2.3.1. 范围COLUMNS分区:类似于范围分区,但分区键支持非数字类型,并且分区键可以由多个列组成。
分区键不支持表达式,只能是列名。指定多个列作为分区键,那么比较方式是将多个字段作为元组进行比较的,不是单独比较。
CREATE TABLE rc1 (
a INT,
b INT
)
PARTITION BY RANGE COLUMNS(a, b) (
PARTITION p0 VALUES LESS THAN (5, 12),
PARTITION p3 VALUES LESS THAN (MAXVALUE, MAXVALUE)
);
mysql> INSERT INTO rc1 VALUES (5,10), (5,11), (5,12);
Query OK, 3 rows affected (0.00 sec)
Records: 3 Duplicates: 0 Warnings: 0
mysql> SELECT PARTITION_NAME,TABLE_ROWS
-> FROM INFORMATION_SCHEMA.PARTITIONS
-> WHERE TABLE_NAME = 'rc1';
+--------------+----------------+------------+
| TABLE_SCHEMA | PARTITION_NAME | TABLE_ROWS |
+--------------+----------------+------------+
| p | p0 | 2 |
| p | p1 | 1 |
+--------------+----------------+------------+
2 rows in set (0.00 sec)
mysql> SELECT (5,10) < (5,12), (5,11) < (5,12), (5,12) < (5,12);
+-----------------+-----------------+-----------------+
| (5,10) < (5,12) | (5,11) < (5,12) | (5,12) < (5,12) |
+-----------------+-----------------+-----------------+
| 1 | 1 | 0 |
+-----------------+-----------------+-----------------+
1 row in set (0.00 sec)
作为分区键的所有列,必须严格递增,对于超出元组最大值的行,可以指定MAXVALUE作为新分区。

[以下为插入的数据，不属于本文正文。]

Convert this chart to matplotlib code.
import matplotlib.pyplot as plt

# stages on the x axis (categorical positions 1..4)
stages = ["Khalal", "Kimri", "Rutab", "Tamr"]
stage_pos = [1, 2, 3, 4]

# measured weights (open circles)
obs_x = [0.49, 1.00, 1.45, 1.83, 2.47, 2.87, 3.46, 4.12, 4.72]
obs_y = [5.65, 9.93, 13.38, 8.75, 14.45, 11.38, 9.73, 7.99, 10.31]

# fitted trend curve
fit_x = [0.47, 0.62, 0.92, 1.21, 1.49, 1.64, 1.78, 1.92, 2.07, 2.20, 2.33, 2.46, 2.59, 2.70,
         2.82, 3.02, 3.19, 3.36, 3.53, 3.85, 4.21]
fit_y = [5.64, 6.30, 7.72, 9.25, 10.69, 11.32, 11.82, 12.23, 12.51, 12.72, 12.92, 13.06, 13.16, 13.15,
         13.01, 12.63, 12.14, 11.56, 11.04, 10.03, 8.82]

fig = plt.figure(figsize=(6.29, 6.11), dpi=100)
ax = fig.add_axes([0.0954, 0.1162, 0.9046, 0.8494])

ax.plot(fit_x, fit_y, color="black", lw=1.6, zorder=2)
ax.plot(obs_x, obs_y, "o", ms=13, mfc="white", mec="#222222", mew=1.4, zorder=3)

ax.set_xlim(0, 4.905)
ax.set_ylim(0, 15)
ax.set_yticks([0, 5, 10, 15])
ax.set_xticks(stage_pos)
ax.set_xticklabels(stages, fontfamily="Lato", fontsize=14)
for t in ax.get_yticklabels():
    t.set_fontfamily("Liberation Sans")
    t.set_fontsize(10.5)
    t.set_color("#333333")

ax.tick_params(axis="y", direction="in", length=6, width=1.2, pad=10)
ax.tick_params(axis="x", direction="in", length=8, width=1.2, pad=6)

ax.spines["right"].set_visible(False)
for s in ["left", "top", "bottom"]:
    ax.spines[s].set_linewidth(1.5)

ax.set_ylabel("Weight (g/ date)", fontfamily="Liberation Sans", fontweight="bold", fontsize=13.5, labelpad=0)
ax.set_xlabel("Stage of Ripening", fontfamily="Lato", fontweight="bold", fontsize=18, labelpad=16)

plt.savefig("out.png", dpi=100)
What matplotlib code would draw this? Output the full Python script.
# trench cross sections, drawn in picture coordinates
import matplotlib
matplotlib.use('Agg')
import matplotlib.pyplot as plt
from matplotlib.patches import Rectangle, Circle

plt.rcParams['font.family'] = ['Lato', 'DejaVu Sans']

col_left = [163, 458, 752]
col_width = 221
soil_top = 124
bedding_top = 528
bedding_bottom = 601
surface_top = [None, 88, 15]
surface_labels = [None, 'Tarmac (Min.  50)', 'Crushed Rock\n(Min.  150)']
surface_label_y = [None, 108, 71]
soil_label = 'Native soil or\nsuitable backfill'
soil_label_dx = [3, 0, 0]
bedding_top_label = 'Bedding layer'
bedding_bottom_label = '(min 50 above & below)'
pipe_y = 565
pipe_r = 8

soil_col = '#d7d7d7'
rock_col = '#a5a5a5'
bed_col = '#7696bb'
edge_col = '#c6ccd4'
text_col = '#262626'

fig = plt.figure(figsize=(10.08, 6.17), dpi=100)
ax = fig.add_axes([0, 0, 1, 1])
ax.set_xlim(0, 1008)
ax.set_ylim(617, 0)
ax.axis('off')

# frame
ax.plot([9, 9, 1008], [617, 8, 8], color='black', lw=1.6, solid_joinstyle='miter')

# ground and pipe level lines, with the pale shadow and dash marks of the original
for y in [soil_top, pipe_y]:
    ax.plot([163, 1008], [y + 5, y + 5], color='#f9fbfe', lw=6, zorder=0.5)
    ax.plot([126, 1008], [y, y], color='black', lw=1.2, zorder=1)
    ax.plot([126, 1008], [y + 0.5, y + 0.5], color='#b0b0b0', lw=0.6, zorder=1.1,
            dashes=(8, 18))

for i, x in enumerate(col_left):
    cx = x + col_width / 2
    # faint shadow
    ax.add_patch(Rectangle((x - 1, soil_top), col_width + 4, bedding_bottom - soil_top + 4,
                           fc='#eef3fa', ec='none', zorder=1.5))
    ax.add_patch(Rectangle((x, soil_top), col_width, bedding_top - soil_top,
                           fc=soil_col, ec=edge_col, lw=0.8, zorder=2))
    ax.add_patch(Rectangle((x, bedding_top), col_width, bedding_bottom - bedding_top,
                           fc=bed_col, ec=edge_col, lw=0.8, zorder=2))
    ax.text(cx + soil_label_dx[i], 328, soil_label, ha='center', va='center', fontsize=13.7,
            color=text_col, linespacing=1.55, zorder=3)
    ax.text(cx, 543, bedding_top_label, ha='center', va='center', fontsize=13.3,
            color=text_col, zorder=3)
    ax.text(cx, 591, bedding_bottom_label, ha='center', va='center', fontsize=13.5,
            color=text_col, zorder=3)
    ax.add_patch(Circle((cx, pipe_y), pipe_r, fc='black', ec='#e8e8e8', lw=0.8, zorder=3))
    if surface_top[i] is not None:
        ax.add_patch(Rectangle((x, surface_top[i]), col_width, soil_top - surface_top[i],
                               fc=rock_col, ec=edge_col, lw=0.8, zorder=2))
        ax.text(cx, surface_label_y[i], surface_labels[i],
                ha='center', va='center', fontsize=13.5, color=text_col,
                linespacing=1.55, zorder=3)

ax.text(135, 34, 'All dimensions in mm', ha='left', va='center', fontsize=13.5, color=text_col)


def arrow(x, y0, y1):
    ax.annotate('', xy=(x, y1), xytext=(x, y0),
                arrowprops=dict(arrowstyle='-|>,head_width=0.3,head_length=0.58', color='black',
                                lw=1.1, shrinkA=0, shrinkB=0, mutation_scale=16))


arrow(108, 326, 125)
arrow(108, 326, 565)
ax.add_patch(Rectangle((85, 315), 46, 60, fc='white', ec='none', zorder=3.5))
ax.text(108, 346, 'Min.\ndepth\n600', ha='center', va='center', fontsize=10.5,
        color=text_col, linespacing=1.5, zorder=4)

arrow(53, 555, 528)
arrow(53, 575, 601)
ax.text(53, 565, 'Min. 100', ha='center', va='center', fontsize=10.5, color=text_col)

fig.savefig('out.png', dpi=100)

严格递增是按照元组的元素顺序比较,可以通过查询语句进行测试:
mysql> SELECT (5,10) < (5,12), (5,11) < (5,12), (5,12) < (5,12);
+-----------------+-----------------+-----------------+
| (5,10) < (5,12) | (5,11) < (5,12) | (5,12) < (5,12) |
+-----------------+-----------------+-----------------+
| 1 | 1 | 0 |
+-----------------+-----------------+-----------------+
1 row in set (0.00 sec)
所以如下定义也是合法的
CREATE TABLE rc4 (
a INT,
b INT,
c INT
)
PARTITION BY RANGE COLUMNS(a,b,c) (
PARTITION p0 VALUES LESS THAN (0,25,50),
PARTITION p1 VALUES LESS THAN (10,20,100),
PARTITION p2 VALUES LESS THAN (10,30,50)
PARTITION p3 VALUES LESS THAN (MAXVALUE,MAXVALUE,MAXVALUE)
);
如下定义是不合法的
mysql> CREATE TABLE rcf (
-> a INT,
-> b INT,
-> c INT
-> )
-> PARTITION BY RANGE COLUMNS(a,b,c) (
-> PARTITION p0 VALUES LESS THAN (0,25,50),
-> PARTITION p1 VALUES LESS THAN (20,20,100),
-> PARTITION p2 VALUES LESS THAN (10,30,50),
-> PARTITION p3 VALUES LESS THAN (MAXVALUE,MAXVALUE,MAXVALUE)
-> );
ERROR 1493 (HY000): VALUES LESS THAN value must be strictly increasing for each partition
2.3.2. 列表COLUMNS分区:类似于列表分区,但分区键支持非数字类型,并且分区键可以由多个列组成
根据以上需求,可以创建以字符串作为分区键的列表COLUMNS分区:
CREATE TABLE customers_1 (
first_name VARCHAR(25),
last_name VARCHAR(25),
street_1 VARCHAR(30),
street_2 VARCHAR(30),
city VARCHAR(15),
renewal DATE
)
PARTITION BY LIST COLUMNS(city) (
PARTITION pRegion_1 VALUES IN('Oskarshamn', 'Högsby', 'Mönsterås'),
PARTITION pRegion_2 VALUES IN('Vimmerby', 'Hultsfred', 'Västervik'),
PARTITION pRegion_3 VALUES IN('Nässjö', 'Eksjö', 'Vetlanda'),
PARTITION pRegion_4 VALUES IN('Uppvidinge', 'Alvesta', 'Växjo')
);
2.4. 分区表对于NULL值处理
MySQL允许NULL作为分区值,对于不同的分区类型对NULL的处理不一样
l 范围分区分区键的值为NULL的记录会被插入到最低的分区内
l 列表分区分区键的值为NULL的记录时,如果显示定了NULL为一个列表分区,则插入该分区,否则无法插入
l 哈希和键值分区会将NULL当做0来处理
3. 分区管理
5.6支持多种方式修改分区表,包括添加、删除、重定义、合并、拆分等操作
对于分区的添加删除比较简单,不给出具体说明和示例,参考语法图即可。
语法图:
ALTER [IGNORE] TABLE tbl_name
| ADD PARTITION (partition_definition)
| DROP PARTITION partition_names
| TRUNCATE PARTITION {partition_names | ALL}
| COALESCE PARTITION number
| REORGANIZE PARTITION partition_names INTO (partition_definitions)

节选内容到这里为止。